▶ **Data segment**
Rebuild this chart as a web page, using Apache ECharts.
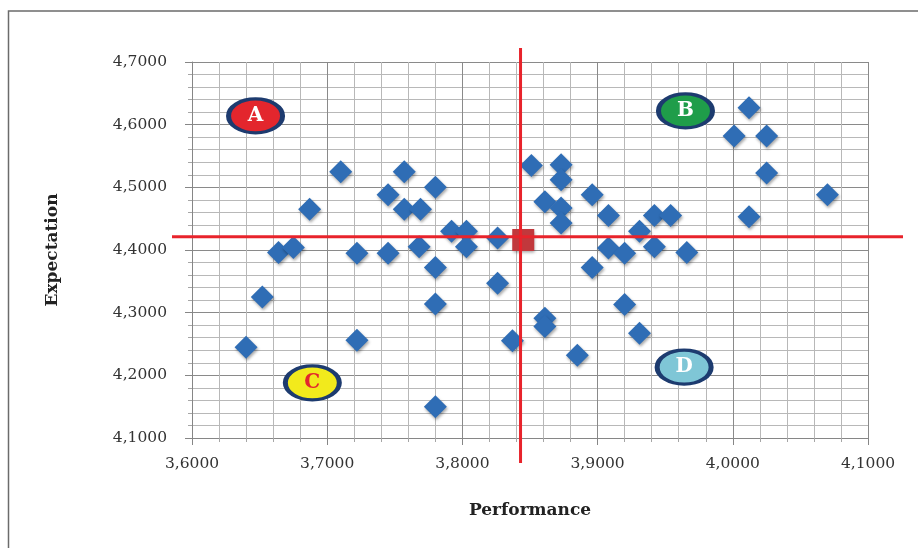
<!DOCTYPE html>
<html>
<head>
<meta charset="utf-8">
<style>
  html, body { margin: 0; padding: 0; background: #ffffff; }
  #chart { width: 918px; height: 548px; }
</style>
<script src="https://cdn.jsdelivr.net/npm/echarts@6/dist/echarts.min.js"></script>
</head>
<body>
<div id="chart"></div>
<script>
// ---- Data ----
const performance = [3.640, 3.652, 3.664, 3.675, 3.687, 3.710, 3.722, 3.722, 3.745, 3.745,
  3.757, 3.757, 3.769, 3.768, 3.780, 3.780, 3.780, 3.780, 3.792, 3.803,
  3.803, 3.826, 3.826, 3.837, 3.851, 3.861, 3.873, 3.873, 3.873, 3.873,
  3.861, 3.861, 3.885, 3.896, 3.896, 3.908, 3.908, 3.920, 3.920, 3.931,
  3.931, 3.942, 3.942, 3.954, 3.966, 4.001, 4.012, 4.025, 4.025, 4.012, 4.070];
const expectation = [4.245, 4.325, 4.396, 4.404, 4.465, 4.525, 4.395, 4.256, 4.488, 4.395,
  4.525, 4.465, 4.465, 4.405, 4.500, 4.372, 4.314, 4.150, 4.430, 4.430,
  4.405, 4.419, 4.347, 4.255, 4.535, 4.477, 4.536, 4.512, 4.467, 4.443,
  4.291, 4.278, 4.232, 4.488, 4.372, 4.455, 4.403, 4.395, 4.313, 4.430,
  4.267, 4.455, 4.405, 4.455, 4.396, 4.582, 4.627, 4.582, 4.523, 4.453, 4.488];

// mean point (red square) and reference lines
const meanPoint = [3.845, 4.416];
const refLines = [3.843, 4.421];

// quadrant labels
const quadrantNames = ['A', 'B', 'C', 'D'];
const quadrantX = [3.647, 3.965, 3.689, 3.964];
const quadrantY = [4.614, 4.622, 4.188, 4.213];
const quadrantFill = ['#e3262d', '#1f9d4a', '#f2ea1c', '#7fc6d6'];
const quadrantText = ['#ffffff', '#ffffff', '#e3262d', '#ffffff'];

// axes
const xMin = 3.6, xMax = 4.1, xStep = 0.1;
const yMin = 4.1, yMax = 4.7, yStep = 0.1;
const xTitle = 'Performance';
const yTitle = 'Expectation';

// ---- Chart ----
const chart = echarts.init(document.getElementById('chart'), null, { renderer: 'canvas' });
const fmt = v => v.toFixed(4).replace('.', ',');
const font = 'DejaVu Serif';

const axisCommon = {
  axisLine: { show: true, onZero: false, lineStyle: { color: '#868686', width: 1 } },
  axisTick: { show: true, inside: false, length: 7, lineStyle: { color: '#868686' } },
  minorTick: { show: true, splitNumber: 5, length: 4, lineStyle: { color: '#a6a6a6' } },
  splitLine: { show: true, lineStyle: { color: '#8a8a8a', width: 1 } },
  minorSplitLine: { show: true, lineStyle: { color: '#b8b8b8', width: 1 } },
  nameTextStyle: { fontFamily: font, fontWeight: 'bold', fontSize: 17, color: '#222' }
};

const scatterData = performance.map((x, i) => [x, expectation[i]]);

chart.setOption({
  animation: false,
  backgroundColor: '#ffffff',
  grid: { left: 192, right: 50, top: 62, bottom: 110, containLabel: false },
  graphic: [{
    type: 'rect', silent: true, z: -10,
    shape: { x: 8.5, y: 11, width: 930, height: 560 },
    style: { fill: 'none', stroke: '#6b6b6b', lineWidth: 1.5 }
  }],
  xAxis: Object.assign({}, axisCommon, {
    type: 'value', min: xMin, max: xMax, interval: xStep,
    name: xTitle, nameLocation: 'middle', nameGap: 64,
    axisLabel: { formatter: fmt, fontFamily: font, fontSize: 15.5, color: '#333', margin: 18 }
  }),
  yAxis: Object.assign({}, axisCommon, {
    type: 'value', min: yMin, max: yMax, interval: yStep,
    name: yTitle, nameLocation: 'middle', nameGap: 131, nameRotate: 90,
    axisLabel: { formatter: fmt, fontFamily: font, fontSize: 15.5, color: '#333', margin: 25 }
  }),
  series: [
    {
      type: 'scatter', name: 'points', z: 3,
      symbol: 'diamond', symbolSize: 23,
      emphasis: { disabled: true },
      itemStyle: { color: '#2f6db5', opacity: 1, shadowBlur: 3, shadowColor: 'rgba(0,0,0,0.35)', shadowOffsetX: 1, shadowOffsetY: 2 },
      data: scatterData
    },
    {
      type: 'scatter', name: 'mean', z: 4,
      symbol: 'rect', symbolSize: 22,
      emphasis: { disabled: true },
      itemStyle: { color: '#c1383c', opacity: 1, shadowBlur: 3, shadowColor: 'rgba(0,0,0,0.35)', shadowOffsetX: 1, shadowOffsetY: 2 },
      data: [meanPoint]
    },
    {
      type: 'custom', name: 'lines', z: 5, clip: false, silent: true,
      data: [refLines],
      renderItem: function (params, api) {
        const mx = api.value(0), my = api.value(1);
        const top = api.coord([mx, yMax]);
        const bot = api.coord([mx, yMin]);
        const lft = api.coord([xMin, my]);
        const rgt = api.coord([xMax, my]);
        const style = { stroke: '#e8232b', lineWidth: 3 };
        return {
          type: 'group',
          children: [
            { type: 'line', shape: { x1: top[0], y1: top[1] - 14, x2: bot[0], y2: bot[1] + 25 }, style: style },
            { type: 'line', shape: { x1: lft[0] - 20, y1: lft[1], x2: rgt[0] + 35, y2: rgt[1] }, style: style }
          ]
        };
      }
    },
    {
      type: 'scatter', name: 'quadrants', z: 6,
      symbol: 'circle', symbolSize: [54, 34],
      emphasis: { disabled: true },
      data: quadrantNames.map((n, i) => ({
        value: [quadrantX[i], quadrantY[i]],
        name: n,
        itemStyle: { color: quadrantFill[i], opacity: 1, borderColor: '#1d3b6f', borderWidth: 4 },
        label: { color: quadrantText[i] }
      })),
      label: {
        show: true, position: 'inside', formatter: '{b}',
        fontFamily: font, fontWeight: 'bold', fontSize: 20
      }
    }
  ]
});
</script>
</body>
</html>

▶ **Given request**
Leave the pictures out, and print every line of the listing exactly as written.

▶ **Worked solution**
Rebuild this chart as a web page, using Apache ECharts.
<!DOCTYPE html>
<html>
<head>
<meta charset="utf-8">
<style>
  html, body { margin: 0; padding: 0; background: #ffffff; }
  #chart { width: 918px; height: 548px; }
</style>
<script src="https://cdn.jsdelivr.net/npm/echarts@6/dist/echarts.min.js"></script>
</head>
<body>
<div id="chart"></div>
<script>
// ---- Data ----
const performance = [3.640, 3.652, 3.664, 3.675, 3.687, 3.710, 3.722, 3.722, 3.745, 3.745,
  3.757, 3.757, 3.769, 3.768, 3.780, 3.780, 3.780, 3.780, 3.792, 3.803,
  3.803, 3.826, 3.826, 3.837, 3.851, 3.861, 3.873, 3.873, 3.873, 3.873,
  3.861, 3.861, 3.885, 3.896, 3.896, 3.908, 3.908, 3.920, 3.920, 3.931,
  3.931, 3.942, 3.942, 3.954, 3.966, 4.001, 4.012, 4.025, 4.025, 4.012, 4.070];
const expectation = [4.245, 4.325, 4.396, 4.404, 4.465, 4.525, 4.395, 4.256, 4.488, 4.395,
  4.525, 4.465, 4.465, 4.405, 4.500, 4.372, 4.314, 4.150, 4.430, 4.430,
  4.405, 4.419, 4.347, 4.255, 4.535, 4.477, 4.536, 4.512, 4.467, 4.443,
  4.291, 4.278, 4.232, 4.488, 4.372, 4.455, 4.403, 4.395, 4.313, 4.430,
  4.267, 4.455, 4.405, 4.455, 4.396, 4.582, 4.627, 4.582, 4.523, 4.453, 4.488];

// mean point (red square) and reference lines
const meanPoint = [3.845, 4.416];
const refLines = [3.843, 4.421];

// quadrant labels
const quadrantNames = ['A', 'B', 'C', 'D'];
const quadrantX = [3.647, 3.965, 3.689, 3.964];
const quadrantY = [4.614, 4.622, 4.188, 4.213];
const quadrantFill = ['#e3262d', '#1f9d4a', '#f2ea1c', '#7fc6d6'];
const quadrantText = ['#ffffff', '#ffffff', '#e3262d', '#ffffff'];

// axes
const xMin = 3.6, xMax = 4.1, xStep = 0.1;
const yMin = 4.1, yMax = 4.7, yStep = 0.1;
const xTitle = 'Performance';
const yTitle = 'Expectation';

// ---- Chart ----
const chart = echarts.init(document.getElementById('chart'), null, { renderer: 'canvas' });
const fmt = v => v.toFixed(4).replace('.', ',');
const font = 'DejaVu Serif';

const axisCommon = {
  axisLine: { show: true, onZero: false, lineStyle: { color: '#868686', width: 1 } },
  axisTick: { show: true, inside: false, length: 7, lineStyle: { color: '#868686' } },
  minorTick: { show: true, splitNumber: 5, length: 4, lineStyle: { color: '#a6a6a6' } },
  splitLine: { show: true, lineStyle: { color: '#8a8a8a', width: 1 } },
  minorSplitLine: { show: true, lineStyle: { color: '#b8b8b8', width: 1 } },
  nameTextStyle: { fontFamily: font, fontWeight: 'bold', fontSize: 17, color: '#222' }
};

const scatterData = performance.map((x, i) => [x, expectation[i]]);

chart.setOption({
  animation: false,
  backgroundColor: '#ffffff',
  grid: { left: 192, right: 50, top: 62, bottom: 110, containLabel: false },
  graphic: [{
    type: 'rect', silent: true, z: -10,
    shape: { x: 8.5, y: 11, width: 930, height: 560 },
    style: { fill: 'none', stroke: '#6b6b6b', lineWidth: 1.5 }
  }],
  xAxis: Object.assign({}, axisCommon, {
    type: 'value', min: xMin, max: xMax, interval: xStep,
    name: xTitle, nameLocation: 'middle', nameGap: 64,
    axisLabel: { formatter: fmt, fontFamily: font, fontSize: 15.5, color: '#333', margin: 18 }
  }),
  yAxis: Object.assign({}, axisCommon, {
    type: 'value', min: yMin, max: yMax, interval: yStep,
    name: yTitle, nameLocation: 'middle', nameGap: 131, nameRotate: 90,
    axisLabel: { formatter: fmt, fontFamily: font, fontSize: 15.5, color: '#333', margin: 25 }
  }),
  series: [
    {
      type: 'scatter', name: 'points', z: 3,
      symbol: 'diamond', symbolSize: 23,
      emphasis: { disabled: true },
      itemStyle: { color: '#2f6db5', opacity: 1, shadowBlur: 3, shadowColor: 'rgba(0,0,0,0.35)', shadowOffsetX: 1, shadowOffsetY: 2 },
      data: scatterData
    },
    {
      type: 'scatter', name: 'mean', z: 4,
      symbol: 'rect', symbolSize: 22,
      emphasis: { disabled: true },
      itemStyle: { color: '#c1383c', opacity: 1, shadowBlur: 3, shadowColor: 'rgba(0,0,0,0.35)', shadowOffsetX: 1, shadowOffsetY: 2 },
      data: [meanPoint]
    },
    {
      type: 'custom', name: 'lines', z: 5, clip: false, silent: true,
      data: [refLines],
      renderItem: function (params, api) {
        const mx = api.value(0), my = api.value(1);
        const top = api.coord([mx, yMax]);
        const bot = api.coord([mx, yMin]);
        const lft = api.coord([xMin, my]);
        const rgt = api.coord([xMax, my]);
        const style = { stroke: '#e8232b', lineWidth: 3 };
        return {
          type: 'group',
          children: [
            { type: 'line', shape: { x1: top[0], y1: top[1] - 14, x2: bot[0], y2: bot[1] + 25 }, style: style },
            { type: 'line', shape: { x1: lft[0] - 20, y1: lft[1], x2: rgt[0] + 35, y2: rgt[1] }, style: style }
          ]
        };
      }
    },
    {
      type: 'scatter', name: 'quadrants', z: 6,
      symbol: 'circle', symbolSize: [54, 34],
      emphasis: { disabled: true },
      data: quadrantNames.map((n, i) => ({
        value: [quadrantX[i], quadrantY[i]],
        name: n,
        itemStyle: { color: quadrantFill[i], opacity: 1, borderColor: '#1d3b6f', borderWidth: 4 },
        label: { color: quadrantText[i] }
      })),
      label: {
        show: true, position: 'inside', formatter: '{b}',
        fontFamily: font, fontWeight: 'bold', fontSize: 20
      }
    }
  ]
});
</script>
</body>
</html>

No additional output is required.